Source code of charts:
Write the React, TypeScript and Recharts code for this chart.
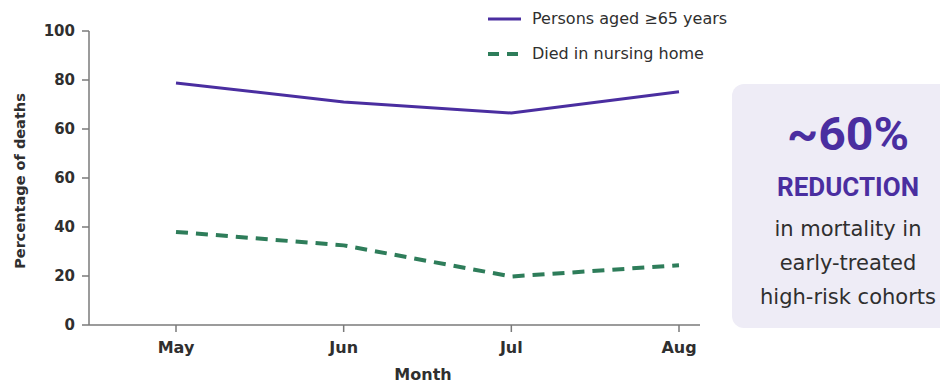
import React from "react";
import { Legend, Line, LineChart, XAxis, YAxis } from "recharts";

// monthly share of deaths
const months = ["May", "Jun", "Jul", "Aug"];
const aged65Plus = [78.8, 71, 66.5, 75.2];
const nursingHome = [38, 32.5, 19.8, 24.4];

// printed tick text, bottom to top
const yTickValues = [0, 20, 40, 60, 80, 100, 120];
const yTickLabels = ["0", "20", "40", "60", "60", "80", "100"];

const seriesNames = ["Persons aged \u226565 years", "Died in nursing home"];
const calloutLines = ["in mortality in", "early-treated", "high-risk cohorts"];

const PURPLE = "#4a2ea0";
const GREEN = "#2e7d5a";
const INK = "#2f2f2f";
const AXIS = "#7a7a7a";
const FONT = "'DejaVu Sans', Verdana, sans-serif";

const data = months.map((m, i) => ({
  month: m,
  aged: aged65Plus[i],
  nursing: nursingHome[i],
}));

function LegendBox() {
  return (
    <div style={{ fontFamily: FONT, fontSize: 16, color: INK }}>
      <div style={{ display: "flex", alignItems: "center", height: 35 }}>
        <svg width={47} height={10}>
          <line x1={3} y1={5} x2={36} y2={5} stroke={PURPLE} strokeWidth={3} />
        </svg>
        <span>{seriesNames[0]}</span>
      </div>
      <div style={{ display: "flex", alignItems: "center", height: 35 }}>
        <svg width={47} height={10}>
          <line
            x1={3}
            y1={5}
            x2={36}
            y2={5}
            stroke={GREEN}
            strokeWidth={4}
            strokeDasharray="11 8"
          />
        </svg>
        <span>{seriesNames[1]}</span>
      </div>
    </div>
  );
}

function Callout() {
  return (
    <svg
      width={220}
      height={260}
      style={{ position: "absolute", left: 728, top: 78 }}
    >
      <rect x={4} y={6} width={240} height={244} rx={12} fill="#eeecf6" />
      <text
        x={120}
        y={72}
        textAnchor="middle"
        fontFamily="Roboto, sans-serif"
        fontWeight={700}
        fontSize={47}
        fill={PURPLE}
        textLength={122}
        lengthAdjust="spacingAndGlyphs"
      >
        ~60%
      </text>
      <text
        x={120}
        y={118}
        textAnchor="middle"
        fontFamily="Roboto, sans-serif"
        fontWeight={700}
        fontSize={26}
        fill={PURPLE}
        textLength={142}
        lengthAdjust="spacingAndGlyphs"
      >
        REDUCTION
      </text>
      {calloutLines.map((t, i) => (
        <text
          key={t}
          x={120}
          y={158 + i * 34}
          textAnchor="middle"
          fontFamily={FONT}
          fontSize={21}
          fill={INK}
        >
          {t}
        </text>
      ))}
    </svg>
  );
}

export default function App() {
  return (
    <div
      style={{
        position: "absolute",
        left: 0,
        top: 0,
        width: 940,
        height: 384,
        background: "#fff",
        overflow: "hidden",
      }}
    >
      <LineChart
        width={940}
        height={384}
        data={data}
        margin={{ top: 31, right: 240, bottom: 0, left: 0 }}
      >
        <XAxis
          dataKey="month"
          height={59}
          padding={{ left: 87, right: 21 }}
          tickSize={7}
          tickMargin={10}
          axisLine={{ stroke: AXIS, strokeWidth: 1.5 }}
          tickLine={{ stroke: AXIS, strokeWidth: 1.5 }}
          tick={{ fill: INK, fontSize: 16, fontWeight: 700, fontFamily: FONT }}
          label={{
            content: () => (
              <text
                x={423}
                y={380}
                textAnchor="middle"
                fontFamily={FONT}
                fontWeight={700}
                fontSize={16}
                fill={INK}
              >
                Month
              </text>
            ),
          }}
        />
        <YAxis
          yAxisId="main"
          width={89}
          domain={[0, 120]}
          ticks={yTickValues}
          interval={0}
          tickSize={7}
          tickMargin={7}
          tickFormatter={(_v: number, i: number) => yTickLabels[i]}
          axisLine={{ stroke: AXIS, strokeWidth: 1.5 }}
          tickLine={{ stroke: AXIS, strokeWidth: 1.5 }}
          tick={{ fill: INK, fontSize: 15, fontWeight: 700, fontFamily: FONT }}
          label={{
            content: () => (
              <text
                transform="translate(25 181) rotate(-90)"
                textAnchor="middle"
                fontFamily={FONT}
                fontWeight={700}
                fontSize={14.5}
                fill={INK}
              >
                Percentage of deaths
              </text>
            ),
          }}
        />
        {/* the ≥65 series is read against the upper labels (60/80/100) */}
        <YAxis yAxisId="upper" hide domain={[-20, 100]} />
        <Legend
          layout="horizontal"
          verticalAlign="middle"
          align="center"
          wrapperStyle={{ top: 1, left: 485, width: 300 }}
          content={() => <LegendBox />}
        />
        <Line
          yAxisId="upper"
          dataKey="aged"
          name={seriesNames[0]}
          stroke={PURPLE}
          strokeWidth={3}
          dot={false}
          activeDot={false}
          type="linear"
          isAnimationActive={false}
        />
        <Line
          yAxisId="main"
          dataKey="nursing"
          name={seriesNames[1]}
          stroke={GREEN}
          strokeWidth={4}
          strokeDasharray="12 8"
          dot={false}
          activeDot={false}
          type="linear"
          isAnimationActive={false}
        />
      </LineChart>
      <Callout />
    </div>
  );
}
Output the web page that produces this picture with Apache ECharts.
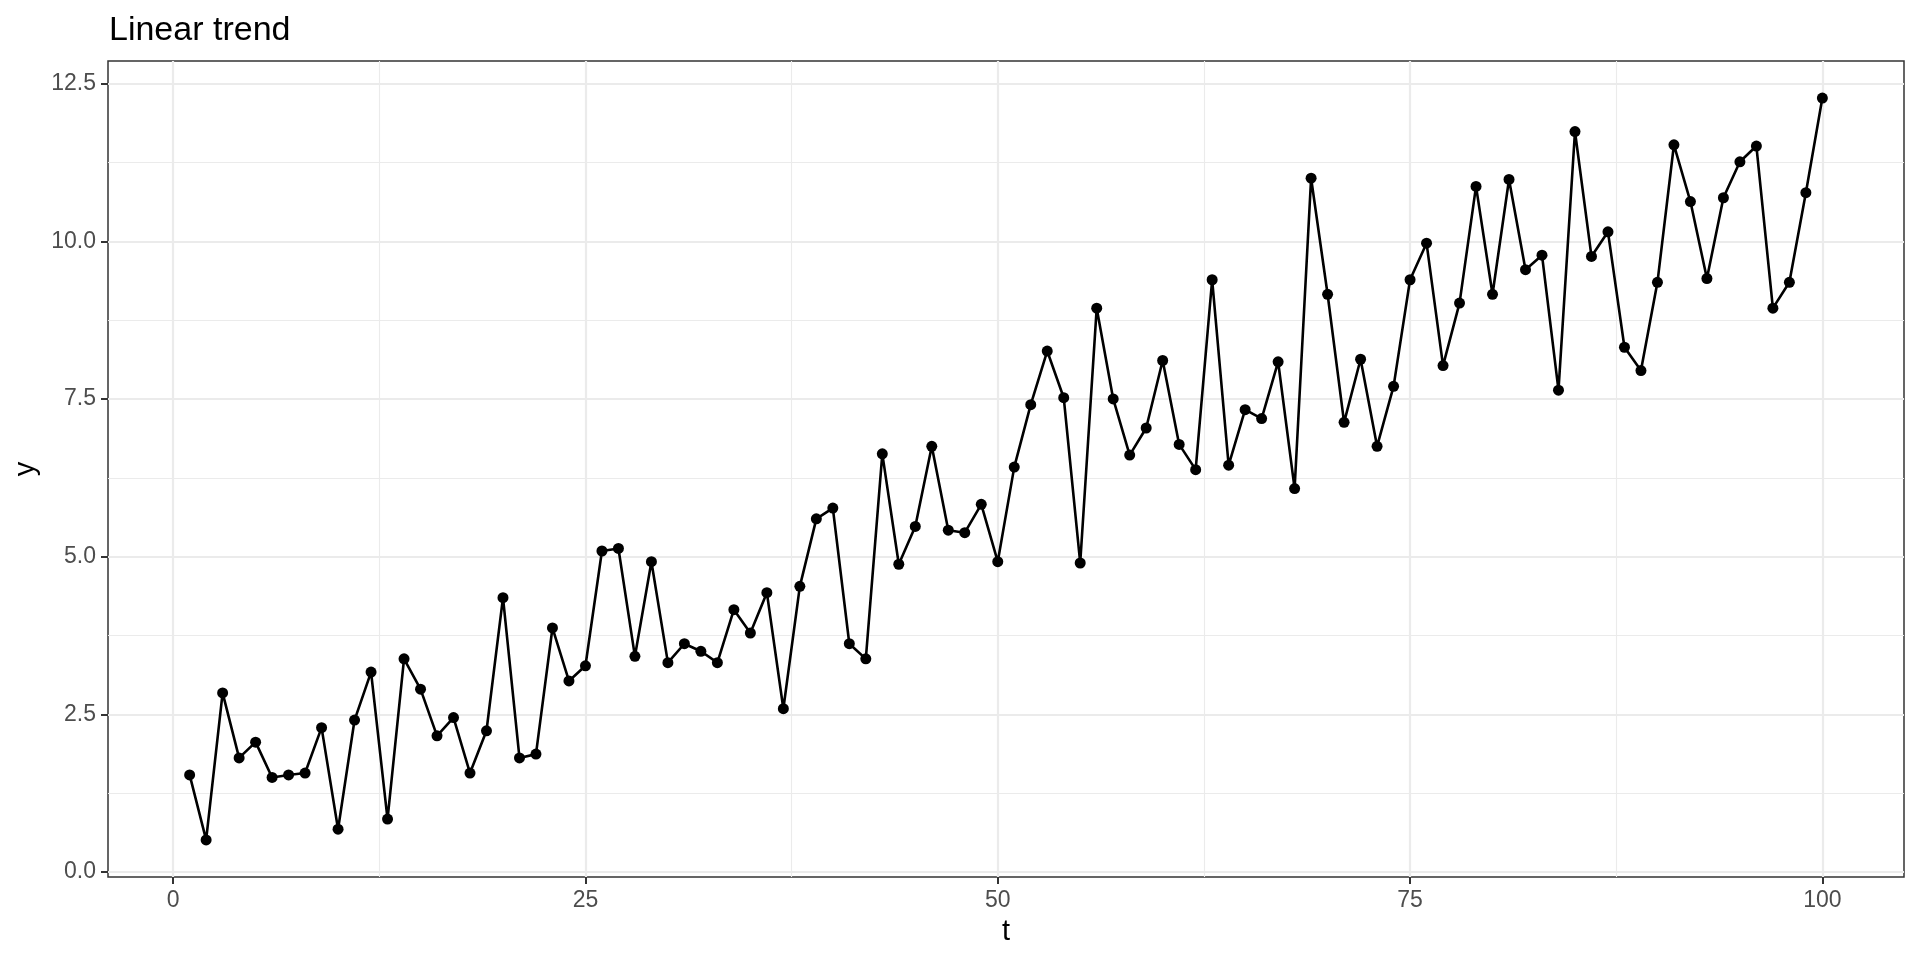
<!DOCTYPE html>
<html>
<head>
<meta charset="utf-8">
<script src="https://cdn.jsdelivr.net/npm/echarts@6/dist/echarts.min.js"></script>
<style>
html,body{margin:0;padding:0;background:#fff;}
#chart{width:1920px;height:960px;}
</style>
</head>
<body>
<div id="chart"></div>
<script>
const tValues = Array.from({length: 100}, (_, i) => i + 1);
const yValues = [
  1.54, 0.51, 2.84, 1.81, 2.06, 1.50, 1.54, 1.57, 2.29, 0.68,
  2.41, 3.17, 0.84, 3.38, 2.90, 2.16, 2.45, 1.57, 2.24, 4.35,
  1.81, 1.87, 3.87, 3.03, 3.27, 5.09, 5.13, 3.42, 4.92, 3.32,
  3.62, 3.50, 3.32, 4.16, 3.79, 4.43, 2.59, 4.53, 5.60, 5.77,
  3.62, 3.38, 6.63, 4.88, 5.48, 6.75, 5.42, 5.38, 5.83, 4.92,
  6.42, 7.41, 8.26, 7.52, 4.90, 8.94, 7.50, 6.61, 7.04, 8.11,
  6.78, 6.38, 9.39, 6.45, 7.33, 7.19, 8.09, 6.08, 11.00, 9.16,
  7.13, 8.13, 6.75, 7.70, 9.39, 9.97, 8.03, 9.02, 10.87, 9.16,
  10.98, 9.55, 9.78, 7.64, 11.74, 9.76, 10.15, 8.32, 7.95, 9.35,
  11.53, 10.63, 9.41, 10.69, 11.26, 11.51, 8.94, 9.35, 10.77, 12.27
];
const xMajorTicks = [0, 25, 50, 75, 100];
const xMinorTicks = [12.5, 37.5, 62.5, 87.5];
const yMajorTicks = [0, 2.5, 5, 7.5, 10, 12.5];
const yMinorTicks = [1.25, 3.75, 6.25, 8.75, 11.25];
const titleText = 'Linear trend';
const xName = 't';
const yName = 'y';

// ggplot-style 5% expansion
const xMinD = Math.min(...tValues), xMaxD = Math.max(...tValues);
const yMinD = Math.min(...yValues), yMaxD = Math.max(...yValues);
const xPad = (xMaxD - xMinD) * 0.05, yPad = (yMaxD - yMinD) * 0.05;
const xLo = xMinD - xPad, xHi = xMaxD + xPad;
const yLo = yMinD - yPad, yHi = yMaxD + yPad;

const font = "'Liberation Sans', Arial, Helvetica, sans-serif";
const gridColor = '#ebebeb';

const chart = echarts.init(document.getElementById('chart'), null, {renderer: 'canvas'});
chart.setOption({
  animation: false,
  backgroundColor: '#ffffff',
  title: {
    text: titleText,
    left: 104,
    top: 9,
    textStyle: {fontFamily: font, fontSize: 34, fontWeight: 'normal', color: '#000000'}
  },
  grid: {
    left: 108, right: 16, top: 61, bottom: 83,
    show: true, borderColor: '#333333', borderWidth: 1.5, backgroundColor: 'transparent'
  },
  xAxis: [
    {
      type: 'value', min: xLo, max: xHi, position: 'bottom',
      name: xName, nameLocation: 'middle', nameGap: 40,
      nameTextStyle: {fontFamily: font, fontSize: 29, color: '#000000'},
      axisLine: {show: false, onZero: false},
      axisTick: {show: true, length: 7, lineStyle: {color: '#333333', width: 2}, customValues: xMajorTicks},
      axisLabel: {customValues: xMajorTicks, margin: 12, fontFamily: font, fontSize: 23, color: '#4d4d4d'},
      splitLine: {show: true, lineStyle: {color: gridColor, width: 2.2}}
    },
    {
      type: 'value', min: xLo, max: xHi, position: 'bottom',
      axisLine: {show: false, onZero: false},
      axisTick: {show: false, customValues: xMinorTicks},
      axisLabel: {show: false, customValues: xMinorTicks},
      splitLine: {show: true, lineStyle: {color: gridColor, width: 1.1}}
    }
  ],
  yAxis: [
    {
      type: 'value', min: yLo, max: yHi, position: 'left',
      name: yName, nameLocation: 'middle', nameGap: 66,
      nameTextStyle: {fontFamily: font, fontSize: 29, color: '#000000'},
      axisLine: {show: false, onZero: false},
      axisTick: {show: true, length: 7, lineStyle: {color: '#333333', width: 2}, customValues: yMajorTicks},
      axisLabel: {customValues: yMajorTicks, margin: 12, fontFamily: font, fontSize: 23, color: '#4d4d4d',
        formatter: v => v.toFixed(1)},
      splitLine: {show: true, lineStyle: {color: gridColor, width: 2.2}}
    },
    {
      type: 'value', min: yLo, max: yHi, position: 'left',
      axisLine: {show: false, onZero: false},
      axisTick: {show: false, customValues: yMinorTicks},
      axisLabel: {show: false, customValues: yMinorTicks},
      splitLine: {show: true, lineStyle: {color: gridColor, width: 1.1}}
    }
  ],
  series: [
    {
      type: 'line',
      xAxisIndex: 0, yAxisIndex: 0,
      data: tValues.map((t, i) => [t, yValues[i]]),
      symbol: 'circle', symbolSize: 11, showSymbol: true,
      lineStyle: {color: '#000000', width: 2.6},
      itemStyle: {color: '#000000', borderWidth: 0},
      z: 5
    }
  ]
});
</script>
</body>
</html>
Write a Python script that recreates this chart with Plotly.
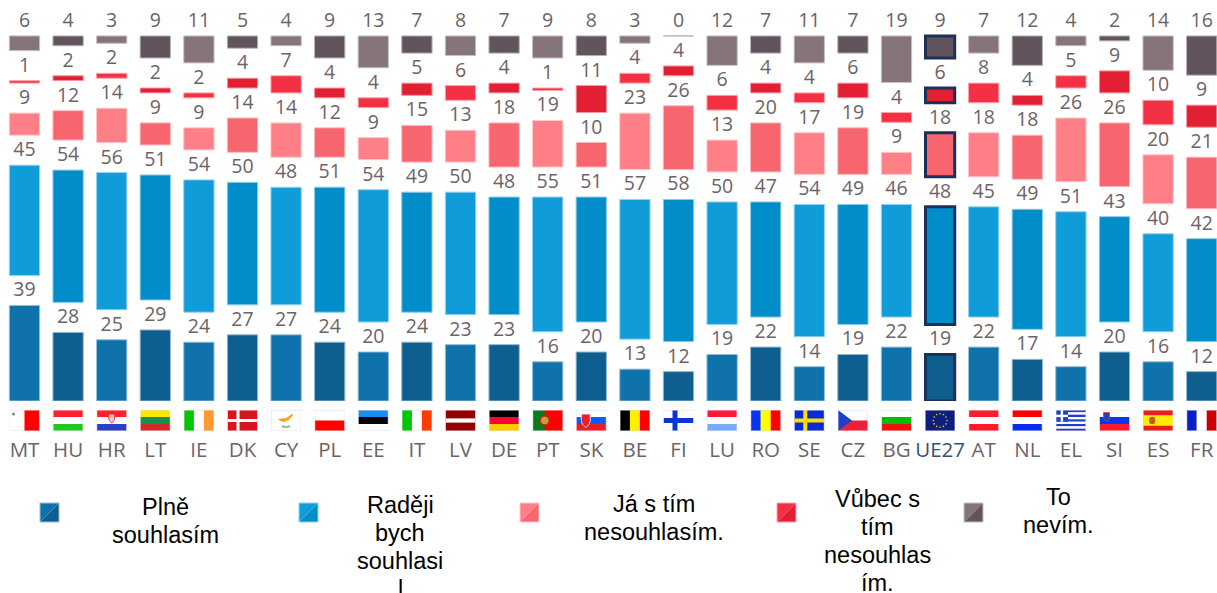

* The request *
Your task is to reproduce exactly the lines from the start of the data above through the line containing "LineChart, XAxis, YAxis", leaving every picture out.

* Finished exercise *
Write the React, TypeScript and Recharts code for this chart.
import React from "react";
import { Legend, Line, LineChart, XAxis, YAxis } from "recharts";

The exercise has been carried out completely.